Par ailleurs, si la Chine communiste s’est singulièrement développée au cours des quarante dernières années avec le soutien de l’Occident, celui n’est pas corrélé à une supposée libéralisation politique, bien au contraire. Elle se pose en modèle alternatif à celui d’un Occident sur le déclin et pratique l’opacité, la prédation et le néo-colonialisme, sous couvert de partenariats gagnant-gagnant via les multiples facettes de l’Initiative ceinture et route. Dans cette optique, Taiwan est nécessairement un trublion et la cible d’une guerre hors limite dont l’objectif est de faire plier son modèle de société. Le contraste entre les deux rives du détroit de Formose est saisissant et favorable à Taipei, qu’il s’agisse de la gestion de la crise sanitaire liée à la Covid-19 ou de l’expertise technologique notamment. L’enjeu est autant économique que sociétal.

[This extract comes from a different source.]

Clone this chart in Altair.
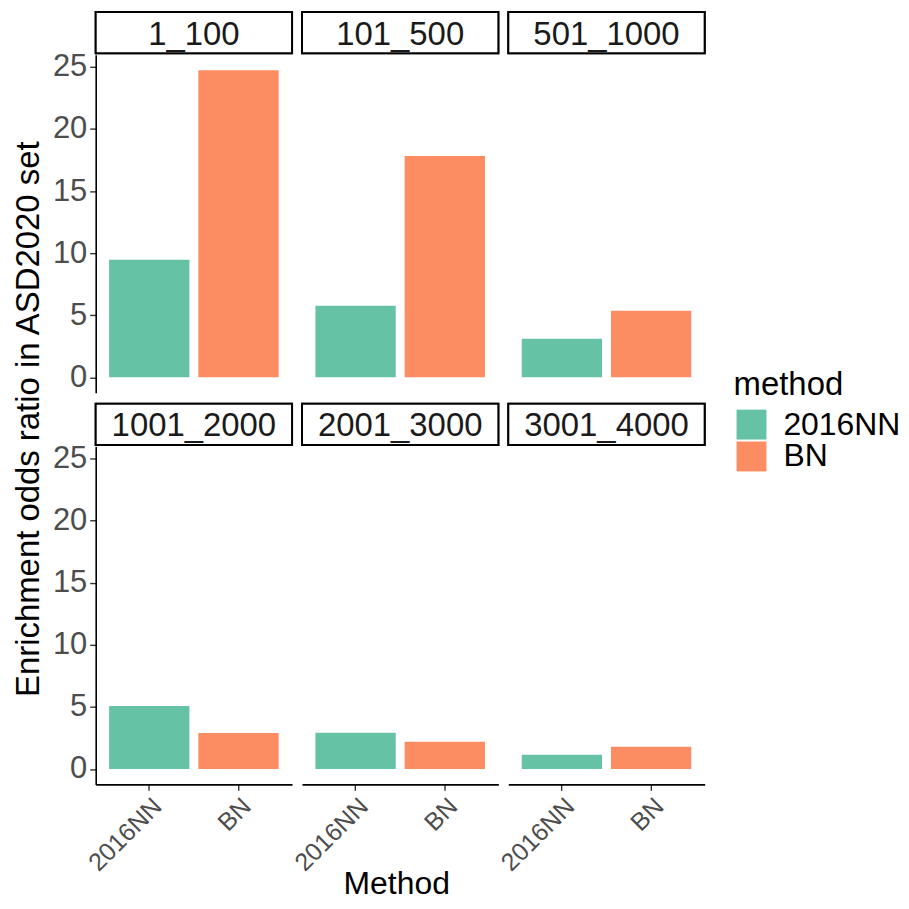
import altair as alt
import pandas as pd

bins = ["1_100", "101_500", "501_1000", "1001_2000", "2001_3000", "3001_4000"]
methods = ["2016NN", "BN"]
nn_values = [9.46, 5.76, 3.11, 5.07, 2.93, 1.15]
bn_values = [24.73, 17.82, 5.36, 2.91, 2.20, 1.79]
colors = ["#66C2A5", "#FC8D62"]
y_ticks = [0, 5, 10, 15, 20, 25]
y_title = "Enrichment odds ratio in ASD2020 set"
x_title = "Method"
legend_title = "method"

rows = []
for b, nn, bn in zip(bins, nn_values, bn_values):
    rows.append({"bin": b, "method": "2016NN", "value": nn})
    rows.append({"bin": b, "method": "BN", "value": bn})
df = pd.DataFrame(rows)

W = 197
H = 339
ymax = max(bn_values + nn_values)
ylo = -0.05 * ymax
yhi = ymax * 1.05

legend = alt.Legend(title=legend_title, orient="none", legendX=640, legendY=315,
                    padding=0, symbolType="square", symbolSize=900,
                    symbolStrokeWidth=0, symbolOffset=2, labelFontSize=32,
                    titleFontSize=33, titleFontWeight="normal",
                    titleColor="#000000", labelColor="#000000",
                    labelOffset=16, rowPadding=0, titlePadding=7)


def panel(i):
    b = bins[i]
    left = i % 3 == 0
    bottom = i >= 3
    data = df[df["bin"] == b]
    if bottom:
        xaxis = alt.Axis(title=None, labelAngle=-45, labelAlign="right",
                         labelBaseline="top", labelFontSize=25, labelColor="#4D4D4D",
                         labelPadding=3, tickSize=6, tickColor="#333333", tickWidth=1.4,
                         domainColor="#000000", domainWidth=1.6)
    else:
        xaxis = None
    if left:
        yaxis = alt.Axis(values=y_ticks, grid=False, title=None,
                         labelFontSize=31, labelColor="#4D4D4D", labelPadding=3,
                         tickSize=6, tickColor="#333333", tickWidth=1.4,
                         domainColor="#000000", domainWidth=1.6)
    else:
        yaxis = None
    bars = alt.Chart(data).mark_bar(clip=False).encode(
        x=alt.X("method:N", sort=methods,
                scale=alt.Scale(domain=methods, paddingInner=0.1, paddingOuter=0.15),
                axis=xaxis),
        y=alt.Y("value:Q",
                scale=alt.Scale(domain=[ylo, yhi], nice=False, zero=False),
                axis=yaxis),
        y2=alt.datum(0),
        color=alt.Color("method:N", sort=methods,
                        scale=alt.Scale(domain=methods, range=colors),
                        legend=legend),
    )
    strip_box = alt.Chart(data).mark_rect(fill="white", stroke="black", strokeWidth=2).encode(
        x=alt.value(0), x2=alt.value(W), y=alt.value(-43), y2=alt.value(-1.5)
    )
    strip_text = alt.Chart(pd.DataFrame({"bin": [b]})).mark_text(
        fontSize=33, color="#1A1A1A", baseline="alphabetic", align="center"
    ).encode(x=alt.value(W / 2), y=alt.value(-10.3), text="bin:N")
    layers = [bars, strip_box, strip_text]
    if i == 0:
        layers.append(
            alt.Chart(pd.DataFrame({"t": [y_title]})).mark_text(
                fontSize=33, color="#000000", angle=270, align="center",
                baseline="alphabetic"
            ).encode(x=alt.value(-57), y=alt.value(365.6), text="t:N")
        )
    if i == 4:
        layers.append(
            alt.Chart(pd.DataFrame({"t": [x_title]})).mark_text(
                fontSize=32, color="#000000", align="center", baseline="alphabetic"
            ).encode(x=alt.value(W / 2 - 3.5), y=alt.value(H + 110), text="t:N")
        )
    return alt.layer(*layers).properties(width=W, height=H)


chart = alt.concat(
    *[panel(i) for i in range(6)],
    columns=3,
    spacing={"row": 54, "column": 10},
    bounds="flush",
).properties(
    padding={"left": 4, "top": 1.5, "right": 0, "bottom": -6}
).configure(font="Liberation Sans").configure_view(stroke="transparent", strokeWidth=0)

chart.save("out.html", embed_options={"renderer": "svg", "actions": False})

Dès lors, Pékin s’inscrit dans une posture de guerre totale contre Taiwan et son positionnement démocratique, avec des manœuvres toujours plus agressives. A Paris, comme à Washington, adopter des résolutions destinées à soutenir le retour de Taipei au sein des organisations internationales s’inscrit dans la bonne voie, mais est-ce suffisant ? Il s’agit bien sûr de lever progressivement l’ambiguïté stratégique et diplomatique vis-à-vis de Taiwan tout en préservant l’équilibre des rapports de force dans le détroit de Formose. Toutefois, ces actions ne perpétuent-t-elles pas le statu quo aux motifs d’un dialogue stratégique bien compris avec Pékin et d’un marché chinois, qui est plus un mythe qu’une réalité. Aussi, ne devrions-nous pas d’ores et déjà réfléchir à l’étape suivante et affirmer que Taiwan a légitimement et entièrement sa place au sein du concert international des nations et donc que les doctrines que nous assènent la Chine communiste, celles la « Chine unique », évoquée supra, et d’ « une Chine, deux systèmes », ont vécu ? Cette dernière est également un mythe qui a volé en éclat lorsque Pékin a adopté en 2020 sa loi sur la sécurité nationale pour Hong Kong. Les discours menaçants de Xi JInping à l’encontre Taïwan ne font que le confirmer.

Au cours de la dernière campagne présidentielle américaine, la question du rétablissement des relations diplomatiques avec Taiwan a été posée. Elle n’est donc plus taboue et la France devrait y réfléchir à l’heure où les Européens qualifient Pékin de « rival systémique » et s’inquiètent de sa progression dans leurs pré-carrés. L’année 2022 offre à la France une occasion unique à l’échelle nationale, comme européenne de remettre à plat sa politique à l’égard de la Chine, d’affirmer un soutien clair à Taiwan, à sa démocratie, son modèle sociale et ses performances économiques, de réévaluer ses partenariats avec le Japon, l’Inde ou le Vietnam, en bref de se repositionner comme une puissance véritable de l’Indopacifique.